**Prompt:**
Output nothing but the lines from the one with "Clone this chart in matplotlib." through the one with "return sx, sy", including both. Leave the pictures out of the copy.

··· Task data ···

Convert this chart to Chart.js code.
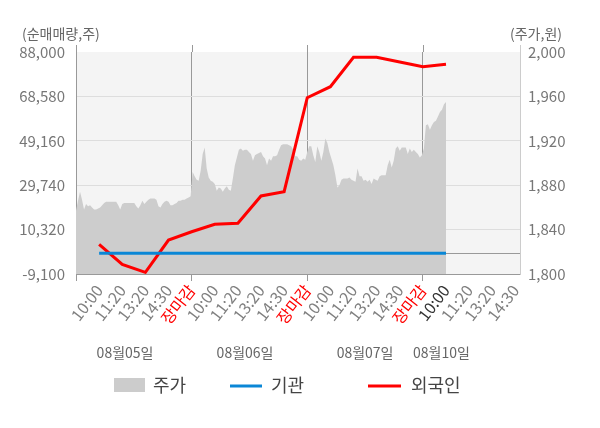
<!DOCTYPE html>
<html><head><meta charset="utf-8">
<script src="https://cdn.jsdelivr.net/npm/chart.js@4.4.1/dist/chart.umd.min.js"></script>
<style>html,body{margin:0;padding:0;background:#fff}#wrap{width:600px;height:428px;position:relative}</style>
</head><body><div id="wrap"><canvas id="c" width="600" height="428"></canvas></div>
<script>
const xLabels = ['10:00','11:20','13:20','14:30','장마감','10:00','11:20','13:20','14:30','장마감','10:00','11:20','13:20','14:30','장마감','10:00','11:20','13:20','14:30'];
const dayLabels = ['08월05일','08월06일','08월07일','08월10일'];
const foreignValues = [3900,-4860,-8360,5770,9360,12640,13080,25020,26900,68010,72830,85690,85690,83630,81570,82620];
const institutionValues = [0,0,0,0,0,0,0,0,0,0,0,0,0,0,0,0];
const priceValues = [
1857,1866,1874,1867,1858,1863,1861,1862,1860,1858,
1858,1859,1860,1862,1864,1865,1865,1865,1865,1865,
1865,1862,1858,1863,1864,1864,1864,1864,1864,1864,
1861,1859,1862,1866,1863,1865,1867,1868,1868,1868,
1867,1861,1860,1863,1865,1866,1865,1862,1862,1863,
1864,1866,1866,1867,1867,1868,1869,1870,1892,1888,
1885,1884,1893,1908,1914,1895,1887,1884,1883,1881,
1875,1878,1877,1874,1877,1879,1876,1875,1886,1898,
1905,1912,1913,1911,1912,1912,1910,1908,1902,1907,
1908,1909,1910,1906,1904,1898,1904,1902,1906,1906,
1907,1912,1916,1917,1917,1917,1916,1915,1912,1906,
1906,1903,1902,1904,1903,1910,1915,1915,1907,1901,
1915,1910,1902,1910,1922,1918,1910,1904,1898,1889,
1878,1880,1885,1886,1886,1886,1887,1885,1884,1883,
1895,1888,1888,1884,1885,1883,1885,1881,1886,1885,
1884,1888,1889,1889,1889,1898,1903,1896,1902,1913,
1915,1911,1914,1914,1914,1908,1913,1910,1912,1910,
1908,1905,1907,1913,1934,1935,1930,1934,1937,1938,
1942,1946,1948,1953,1955];
const leftMin = -9100, leftMax = 88000, leftStep = 19420;
const rightMin = 1800, rightMax = 2000, rightStep = 40;

const FONT = '"Noto Sans CJK KR", "Noto Sans", sans-serif';
Chart.defaults.font.family = FONT;

const lastSlot = foreignValues.length;
const priceData = priceValues.map((v, i) => ({x: i * lastSlot / (priceValues.length - 1), y: v}));
const foreignData = foreignValues.map((v, i) => ({x: i + 1, y: v}));
const instData = institutionValues.map((v, i) => ({x: i + 1, y: v}));
const isDay = v => v % 5 === 0;

const deco = {
  id: 'deco',
  beforeDraw(chart) {
    const {ctx, chartArea: a} = chart;
    ctx.save();
    ctx.fillStyle = '#f4f4f4';
    ctx.fillRect(a.left, a.top, a.right - a.left, a.bottom - a.top);
    ctx.restore();
  },
  beforeDatasetsDraw(chart) {
    const {ctx, chartArea: a, scales} = chart;
    ctx.save();
    const y0 = Math.round(scales.y.getPixelForValue(0)) + 0.5;
    ctx.strokeStyle = '#999999'; ctx.lineWidth = 1;
    ctx.beginPath(); ctx.moveTo(a.left, y0); ctx.lineTo(a.right, y0); ctx.stroke();
    [0, 5, 10, 15].forEach(v => {
      const x = Math.round(scales.x.getPixelForValue(v)) + 0.5;
      ctx.beginPath(); ctx.moveTo(x, a.top - 7); ctx.lineTo(x, a.top); ctx.stroke();
    });
    ctx.strokeStyle = '#cccccc';
    const xr = Math.round(a.right) + 0.5;
    ctx.beginPath(); ctx.moveTo(xr, a.top - 7); ctx.lineTo(xr, a.top); ctx.stroke();
    ctx.restore();
  },
  afterDraw(chart) {
    const {ctx, scales} = chart;
    ctx.save();
    ctx.textBaseline = 'middle';
    ctx.font = '14px ' + FONT;
    ctx.fillStyle = '#666666';
    ctx.textAlign = 'left';
    ctx.fillText('(순매매량,주)', 22, 34);
    ctx.textAlign = 'right';
    ctx.fillText('(주가,원)', 562, 34);
    ctx.textAlign = 'center';
    const dayPos = [2.12, 7.31, 12.5, 15.8];
    dayLabels.forEach((t, i) => ctx.fillText(t, scales.x.getPixelForValue(dayPos[i]), 353));
    ctx.font = '18px ' + FONT;
    ctx.fillStyle = '#cccccc';
    ctx.fillRect(114, 378, 31, 14);
    ctx.lineWidth = 3;
    ctx.strokeStyle = '#0a87d6';
    ctx.beginPath(); ctx.moveTo(230, 386); ctx.lineTo(262, 386); ctx.stroke();
    ctx.strokeStyle = '#ff0000';
    ctx.beginPath(); ctx.moveTo(368, 386); ctx.lineTo(401, 386); ctx.stroke();
    ctx.fillStyle = '#444444';
    ctx.textAlign = 'left';
    ctx.fillText('주가', 153, 385);
    ctx.fillText('기관', 271, 385);
    ctx.fillText('외국인', 411, 385);
    ctx.restore();
  }
};

new Chart(document.getElementById('c'), {
  type: 'line',
  data: {
    datasets: [
      {label: '기관', data: instData, yAxisID: 'y', borderColor: '#0a87d6', borderWidth: 3, pointRadius: 0, tension: 0, order: 1},
      {label: '외국인', data: foreignData, yAxisID: 'y', borderColor: '#ff0000', borderWidth: 3, pointRadius: 0, tension: 0, order: 2},
      {label: '주가', data: priceData, yAxisID: 'y2', borderWidth: 0, borderColor: 'rgba(0,0,0,0)', backgroundColor: '#cdcdcd', fill: 'start', pointRadius: 0, tension: 0, order: 3}
    ]
  },
  options: {
    responsive: false,
    animation: false,
    events: [],
    layout: {padding: {top: 52, left: 0, right: 0, bottom: 0}},
    plugins: {legend: {display: false}, tooltip: {enabled: false}},
    scales: {
      x: {
        type: 'linear', min: 0, max: 19.2,
        afterBuildTicks(scale) { scale.ticks = xLabels.map((_, i) => ({value: i + 1})).concat([{value: 0}]); },
        afterFit(scale) { scale.height = 154; },
        border: {color: '#999999'},
        grid: {
          drawOnChartArea: true,
          color: c => (c.tick && isDay(c.tick.value)) ? '#999999' : 'rgba(0,0,0,0)',
          tickColor: c => (c.tick && isDay(c.tick.value)) ? '#999999' : 'rgba(0,0,0,0)',
          tickLength: 7
        },
        ticks: {
          autoSkip: false, maxRotation: 52, minRotation: 52, padding: 0,
          font: {size: 16},
          color: c => {
            const v = c.tick.value;
            if (v === 0) return '#808080';
            const t = xLabels[v - 1];
            if (t === '장마감') return '#ff0000';
            if (v === 16) return '#333333';
            return '#808080';
          },
          callback: v => v === 0 ? '' : xLabels[v - 1]
        }
      },
      y: {
        position: 'left', min: leftMin, max: leftMax,
        afterFit(scale) { scale.width = 76; },
        border: {color: '#999999'},
        grid: {color: c => c.tick.value === leftMax ? 'rgba(0,0,0,0)' : '#dddddd', drawTicks: false},
        ticks: {stepSize: leftStep, padding: 11, color: '#777777', font: {size: 15}, callback: v => v.toLocaleString('en-US')}
      },
      y2: {
        position: 'right', min: rightMin, max: rightMax,
        afterFit(scale) { scale.width = 80; },
        border: {color: '#cccccc'},
        grid: {display: false, drawTicks: false},
        ticks: {stepSize: rightStep, padding: 8, color: '#777777', font: {size: 15}, callback: v => v.toLocaleString('en-US')}
      }
    }
  },
  plugins: [deco]
});
</script></body></html>
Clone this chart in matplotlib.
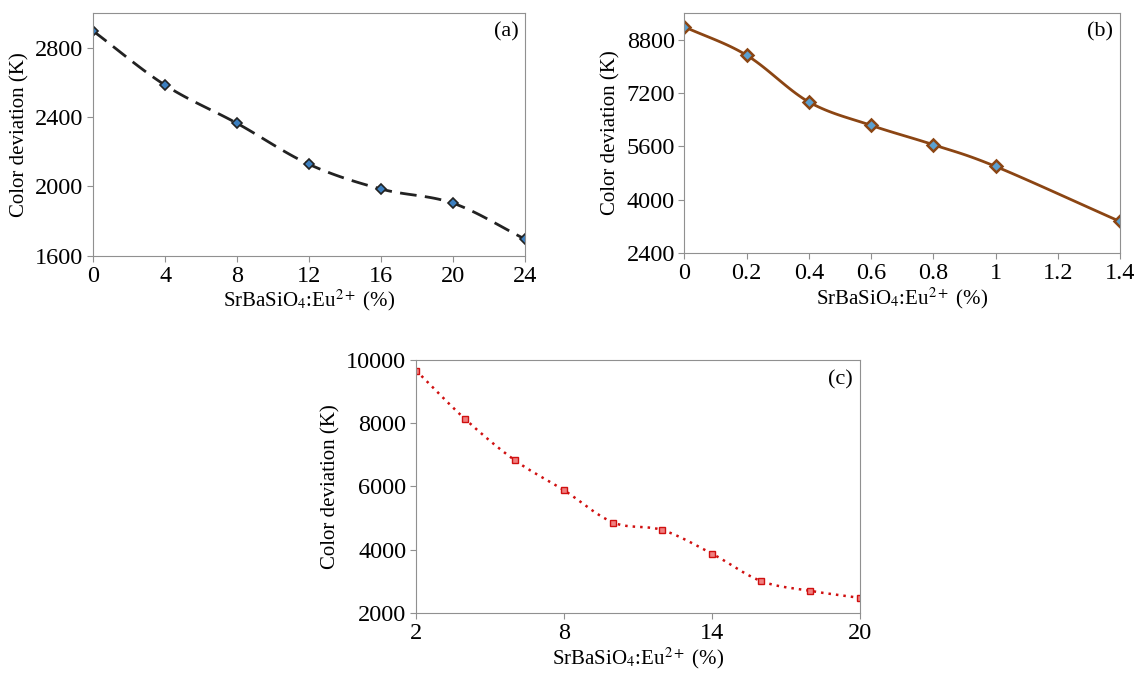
import numpy as np
import matplotlib
matplotlib.use('Agg')
import matplotlib.pyplot as plt

plt.rcParams['font.family'] = ['Liberation Serif', 'DejaVu Serif']
plt.rcParams['mathtext.fontset'] = 'stix'

# panel (a)
xa = [0, 4, 8, 12, 16, 20, 24]
ya = [2895, 2583, 2363, 2127, 1985, 1903, 1696]
# panel (b)
xb = [0, 0.2, 0.4, 0.6, 0.8, 1.0, 1.4]
yb = [9180, 8330, 6930, 6230, 5650, 5000, 3350]
# panel (c)
xc = [2, 4, 6, 8, 10, 12, 14, 16, 18, 20]
yc = [9660, 8120, 6830, 5880, 4860, 4620, 3880, 3010, 2700, 2480]

XLABEL = r'SrBaSiO$_4$:Eu$^{2+}$ (%)'
YLABEL = 'Color deviation (K)'


def smooth(x, y, n=20):
    # Catmull-Rom path through the points, like a spreadsheet "smoothed line"
    x = np.asarray(x, float)
    y = np.asarray(y, float)
    px = np.concatenate([[2 * x[0] - x[1]], x, [2 * x[-1] - x[-2]]])
    py = np.concatenate([[2 * y[0] - y[1]], y, [2 * y[-1] - y[-2]]])
    sx, sy = [], []
    t = np.linspace(0, 1, n)
    for i in range(1, len(px) - 2):
        for p, out in ((px, sx), (py, sy)):
            p0, p1, p2, p3 = p[i - 1], p[i], p[i + 1], p[i + 2]
            out.extend(0.5 * (2 * p1 + (-p0 + p2) * t
                              + (2 * p0 - 5 * p1 + 4 * p2 - p3) * t ** 2
                              + (-p0 + 3 * p1 - 3 * p2 + p3) * t ** 3))
    return sx, sy


def style(ax, tag):
    for s in ax.spines.values():
        s.set_color('#909090')
    ax.tick_params(direction='out', length=4, color='#909090', labelsize=17.5, pad=3)
    ax.set_xlabel(XLABEL, fontsize=15, labelpad=1)
    ax.set_ylabel(YLABEL, fontsize=15, labelpad=4)
    ax.text(0.985, 0.96, tag, transform=ax.transAxes, ha='right', va='top', fontsize=16)


fig = plt.figure(figsize=(11.37, 6.77), dpi=100)

ax = fig.add_axes([0.082, 0.622, 0.38, 0.359])
sx, sy = smooth(xa, ya)
ax.plot(sx, sy, color='#222222', lw=2, dashes=(6, 3))
ax.plot(xa, ya, 'D', ms=5.5, mfc='#3c7fc0', mec='#222222', mew=1.2)
ax.set_xlim(0, 24)
ax.set_ylim(1600, 3000)
ax.set_xticks(xa)
ax.set_yticks([1600, 2000, 2400, 2800])
style(ax, '(a)')

ax = fig.add_axes([0.602, 0.626, 0.383, 0.355])
sx, sy = smooth(xb, yb)
ax.plot(sx, sy, color='#8b4513', lw=2)
ax.plot(xb, yb, 'D', ms=6, mfc='#5aa0d0', mec='#8b4513', mew=1.8)
ax.set_xlim(0, 1.4)
ax.set_ylim(2400, 9600)
ax.set_xticks([0, 0.2, 0.4, 0.6, 0.8, 1, 1.2, 1.4])
ax.set_xticklabels(['0', '0.2', '0.4', '0.6', '0.8', '1', '1.2', '1.4'])
ax.set_yticks([2400, 4000, 5600, 7200, 8800])
style(ax, '(b)')

ax = fig.add_axes([0.366, 0.0945, 0.39, 0.374])
sx, sy = smooth(xc, yc)
ax.plot(sx, sy, color='#d01010', lw=1.8, linestyle=(0, (1, 2)))
ax.errorbar(xc, yc, yerr=60, fmt='s', ms=4, mfc='#f08080', mec='#d01010',
            ecolor='#d01010', elinewidth=1, capsize=2.5)
ax.set_xlim(2, 20)
ax.set_ylim(2000, 10000)
ax.set_xticks([2, 8, 14, 20])
ax.set_yticks([2000, 4000, 6000, 8000, 10000])
style(ax, '(c)')

fig.savefig('out.png', dpi=100)
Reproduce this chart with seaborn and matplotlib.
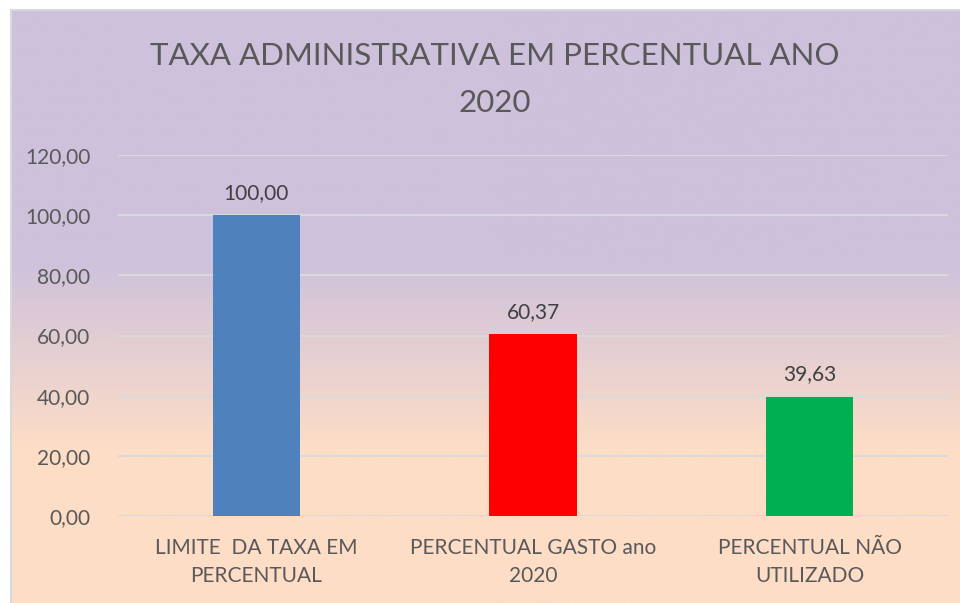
import numpy as np, pandas as pd
import matplotlib; matplotlib.use('Agg')
import matplotlib.pyplot as plt
from matplotlib.colors import LinearSegmentedColormap
from matplotlib.lines import Line2D
import seaborn as sns

categorias = ["LIMITE  DA TAXA EM\nPERCENTUAL", "PERCENTUAL GASTO ano\n2020", "PERCENTUAL NÃO\nUTILIZADO"]
valores = [100.00, 60.37, 39.63]
cores = ["#4f81bd", "#ff0000", "#00b050"]
ticks_y = [0, 20, 40, 60, 80, 100, 120]
titulo = "TAXA ADMINISTRATIVA EM PERCENTUAL ANO\n2020"

df = pd.DataFrame({"categoria": categorias, "valor": valores})

sns.set_theme(style="white")
plt.rcParams['font.family'] = ['Lato', 'DejaVu Sans']

fig = plt.figure(figsize=(9.6, 6.03), dpi=100)
fig.patch.set_facecolor("white")

# fundo em degrade (roxo -> pessego)
bg = fig.add_axes([11/960, 0, 1 - 11/960, 593/603], zorder=0)
cmap = LinearSegmentedColormap.from_list("fundo", [(0, "#fdddc6"), (0.26, "#fdddc6"), (0.58, "#cdc1dc"), (1, "#cdc1dc")])
bg.imshow(np.linspace(0, 1, 256).reshape(-1, 1), aspect="auto", cmap=cmap, origin="lower", extent=[0, 1, 0, 1])
bg.set_axis_off()
# borda cinza so em cima e na esquerda
fig.add_artist(Line2D([10.5/960, 10.5/960, 1], [0, 593.5/603, 593.5/603], transform=fig.transFigure, color="#d9d9d9", lw=1.5, zorder=1))

ax = fig.add_axes([118/960, 87/603, 830/960, 361/603], zorder=2)
ax.patch.set_alpha(0)
sns.barplot(data=df, x="categoria", y="valor", hue="categoria", palette=cores, legend=False, width=0.315,
            saturation=1, linewidth=0, ax=ax, zorder=3)

for p, v in zip(ax.patches, valores):
    ax.annotate(f"{v:.2f}".replace(".", ","), (p.get_x() + p.get_width() / 2, p.get_height()),
                xytext=(0, 9), textcoords="offset points", ha="center", va="bottom", fontsize=15, color="#404040")

ax.set_ylim(0, 120)
ax.set_yticks(ticks_y)
ax.set_yticklabels([f"{t:.2f}".replace(".", ",") for t in ticks_y], fontsize=15, color="#595959")
ax.tick_params(axis="x", labelsize=15, labelcolor="#595959", pad=16, length=0)
ax.tick_params(axis="y", pad=20, length=0)
ax.set_xlabel(""); ax.set_ylabel("")
ax.yaxis.grid(True, color="#d9d9d9", lw=1.5, zorder=0)
ax.set_axisbelow(True)
for s in ax.spines.values():
    s.set_visible(False)
for lbl in ax.get_xticklabels():
    lbl.set_linespacing(1.5)

fig.text(0.515, 0.93, titulo, ha="center", va="top", fontsize=22.5, color="#595959", linespacing=1.8, zorder=3)

fig.savefig("out.png", dpi=100)
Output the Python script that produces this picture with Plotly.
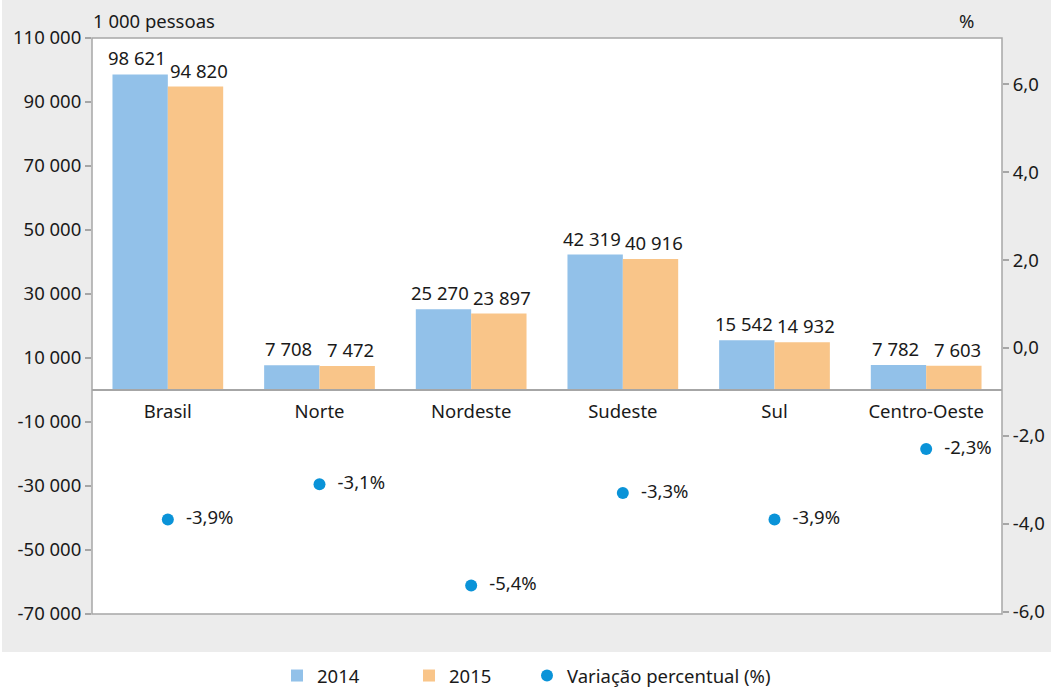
import plotly.graph_objects as go

categories = ["Brasil", "Norte", "Nordeste", "Sudeste", "Sul", "Centro-Oeste"]
values_2014 = [98621, 7708, 25270, 42319, 15542, 7782]
values_2015 = [94820, 7472, 23897, 40916, 14932, 7603]
variation = [-3.9, -3.1, -5.4, -3.3, -3.9, -2.3]

left_ticks = [-70000, -50000, -30000, -10000, 10000, 30000, 50000, 70000, 90000, 110000]
right_ticks = [-6, -4, -2, 0, 2, 4, 6]


def fmt_thousands(v):
    s = f"{abs(v):,}".replace(",", " ")
    return ("-" if v < 0 else "") + s


def fmt_dec(v, d=1):
    return f"{v:.{d}f}".replace(".", ",")


FONT = "Noto Sans"
FS = 18.5
TXT = "#1a1a1a"
GRID = "#a6a6a6"
BLUE = "#92C1E9"
ORANGE = "#F9C589"
DOT = "#0A93D8"

# plot area geometry in px: left 92, right 1002, top 38, bottom 614
W, H = 1051, 690
L, R, T, B = 92, 1002, 38, 614
pw, ph = R - L, B - T
BARGAP = 0.27
bar_px = pw / len(categories) * (1 - BARGAP) / 2


def px_x(x):
    return (x - L) / pw


def px_y(y):
    return (B - y) / ph


fig = go.Figure()
fig.add_trace(go.Bar(x=categories, y=values_2014, name="2014", marker_color=BLUE, marker_line_width=0,
                     legend="legend"))
fig.add_trace(go.Bar(x=categories, y=values_2015, name="2015", marker_color=ORANGE, marker_line_width=0,
                     legend="legend2"))
fig.add_trace(go.Scatter(
    x=categories, y=variation, yaxis="y2", name="Variação percentual (%)", legend="legend3",
    mode="markers+text", marker=dict(color=DOT, size=12),
    text=["  " + fmt_dec(v) + "%" for v in variation], textposition="middle right",
    textfont=dict(family=FONT, size=FS, color=TXT), cliponaxis=False,
))

annotations = []
for vals, sh in ((values_2014, -bar_px / 2 - 3), (values_2015, bar_px / 2 + 3.5)):
    for c, v in zip(categories, vals):
        annotations.append(dict(x=c, y=v, xref="x", yref="y", text=fmt_thousands(v), showarrow=False,
                                xanchor="center", yanchor="bottom", xshift=sh, yshift=2,
                                font=dict(family=FONT, size=FS, color=TXT)))
annotations += [
    dict(text="1 000 pessoas", xref="paper", yref="paper", x=px_x(91), y=px_y(20), xanchor="left",
         yanchor="middle", showarrow=False, font=dict(family=FONT, size=FS, color=TXT)),
    dict(text="%", xref="paper", yref="paper", x=px_x(966), y=px_y(20), xanchor="center",
         yanchor="middle", showarrow=False, font=dict(family=FONT, size=FS, color=TXT)),
]


def leg(xpx):
    return dict(orientation="h", x=px_x(xpx), xanchor="left", y=px_y(676), yanchor="middle",
                font=dict(family=FONT, size=FS, color=TXT), bgcolor="rgba(0,0,0,0)")


fig.update_layout(
    width=W, height=H,
    margin=dict(l=L, r=W - R, t=T, b=H - B, autoexpand=False),
    paper_bgcolor="white", plot_bgcolor="rgba(0,0,0,0)",
    font=dict(family=FONT, size=FS, color=TXT),
    barmode="group", bargap=BARGAP, bargroupgap=0,
    showlegend=True,
    legend=leg(277), legend2=leg(409), legend3=leg(527),
    xaxis=dict(anchor="free", position=70000 / 180000, showline=True, linecolor=GRID, linewidth=1.5,
               ticks="", showgrid=False, zeroline=False, ticklabelstandoff=5,
               tickfont=dict(family=FONT, size=FS, color=TXT)),
    yaxis=dict(range=[-70000, 110000], tickvals=left_ticks, ticktext=[fmt_thousands(v) for v in left_ticks],
               showgrid=False, zeroline=False, showline=False, ticks="outside", ticklen=6,
               tickcolor=GRID, tickwidth=1.5, tickfont=dict(family=FONT, size=FS, color=TXT)),
    yaxis2=dict(overlaying="y", side="right", range=[-6.05, 7.05], tickvals=right_ticks,
                ticktext=[fmt_dec(v) for v in right_ticks], showgrid=False, zeroline=False,
                showline=False, ticks="outside", ticklen=6, tickcolor=GRID, tickwidth=1.5,
                tickfont=dict(family=FONT, size=FS, color=TXT)),
    shapes=[
        dict(type="rect", xref="paper", yref="paper", x0=px_x(2), x1=px_x(1051), y0=px_y(652), y1=px_y(0),
             fillcolor="#ececec", line=dict(width=0), layer="below"),
        dict(type="rect", xref="paper", yref="paper", x0=0, x1=1, y0=0, y1=1,
             fillcolor="white", line=dict(width=1.5, color=GRID), layer="below"),
    ],
    annotations=annotations,
)

fig.write_html("out.html", config={"displayModeBar": False},
               post_script="document.body.style.margin='0';document.body.style.overflow='hidden';")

···

**Response to the exercise:**
Clone this chart in matplotlib.
import numpy as np
import matplotlib
matplotlib.use('Agg')
import matplotlib.pyplot as plt

plt.rcParams['font.family'] = ['Liberation Serif', 'DejaVu Serif']
plt.rcParams['mathtext.fontset'] = 'stix'

# panel (a)
xa = [0, 4, 8, 12, 16, 20, 24]
ya = [2895, 2583, 2363, 2127, 1985, 1903, 1696]
# panel (b)
xb = [0, 0.2, 0.4, 0.6, 0.8, 1.0, 1.4]
yb = [9180, 8330, 6930, 6230, 5650, 5000, 3350]
# panel (c)
xc = [2, 4, 6, 8, 10, 12, 14, 16, 18, 20]
yc = [9660, 8120, 6830, 5880, 4860, 4620, 3880, 3010, 2700, 2480]

XLABEL = r'SrBaSiO$_4$:Eu$^{2+}$ (%)'
YLABEL = 'Color deviation (K)'


def smooth(x, y, n=20):
    # Catmull-Rom path through the points, like a spreadsheet "smoothed line"
    x = np.asarray(x, float)
    y = np.asarray(y, float)
    px = np.concatenate([[2 * x[0] - x[1]], x, [2 * x[-1] - x[-2]]])
    py = np.concatenate([[2 * y[0] - y[1]], y, [2 * y[-1] - y[-2]]])
    sx, sy = [], []
    t = np.linspace(0, 1, n)
    for i in range(1, len(px) - 2):
        for p, out in ((px, sx), (py, sy)):
            p0, p1, p2, p3 = p[i - 1], p[i], p[i + 1], p[i + 2]
            out.extend(0.5 * (2 * p1 + (-p0 + p2) * t
                              + (2 * p0 - 5 * p1 + 4 * p2 - p3) * t ** 2
                              + (-p0 + 3 * p1 - 3 * p2 + p3) * t ** 3))
    return sx, sy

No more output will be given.